There seems to be a time when a place just isn't just a place anymore.
Memories of the cold streets, faceless buildings, fields of grass, quiet bridges and empty streams become alive with the people that you shared memories with.
You'd know the feeling if you'd ever lost a love one. Every place you go reminds you of that person.
All of those fun times you had together come back like faint images on a foggy morning.
As contractors we know that we are dispensable employees.
We carry an emptiness inside us where ever we go.
From town to town, from group to group, we know it will end. In our hearts, we are saying goodbye when we say hello.
But sometimes...only sometimes....there are places that feel like home.
I've had that feeling in Louisville, San Diego and Pittsburgh. People knew my name and for a short time I had a sense of belonging.
It's odd that a sensitive person like myself would pick a profession where I'm a drifter, and I fear if I didn't have Becky to come along with me, I'd lose my mind.
Her memories and my pictures tie the times together, seemingly giving them purpose.

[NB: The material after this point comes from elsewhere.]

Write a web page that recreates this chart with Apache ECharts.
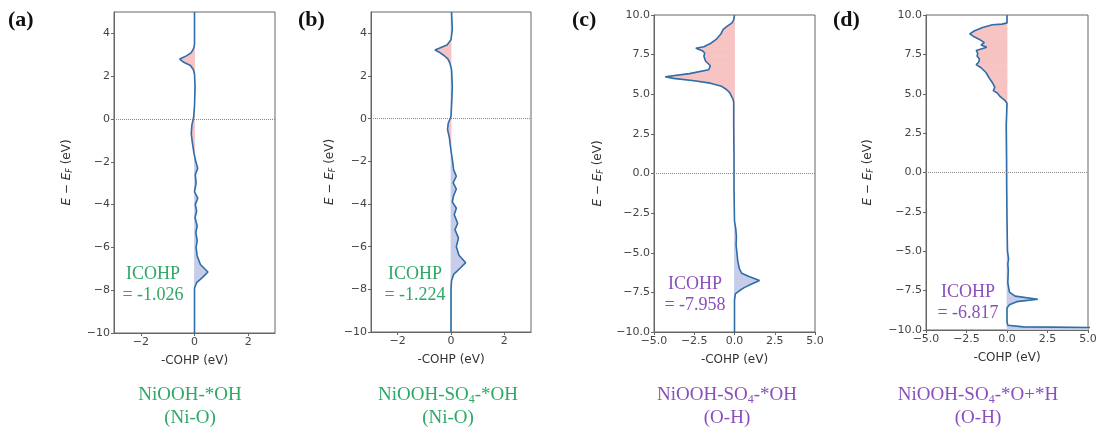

Today was a sad day for me.
We're changing offices at work. The people I've grown to like and admire so much, will be separated from us. All of the drifters like myself will be corralled together.
Changing faces, changing places. Memories past.
Once again, work will be just a job with endless computer correspondence and my life will be a cubical, with a monitor for a view.
Sometime soon, I'll be sitting at my desk at home.
I'll have those wonderful morning conversations with my brother, and I'll look in my back yard, and remember those 40 someone odd people that have lived in my home.
I guess, in the end, when everything falls apart, I will have been the glue thats held at least a few things together.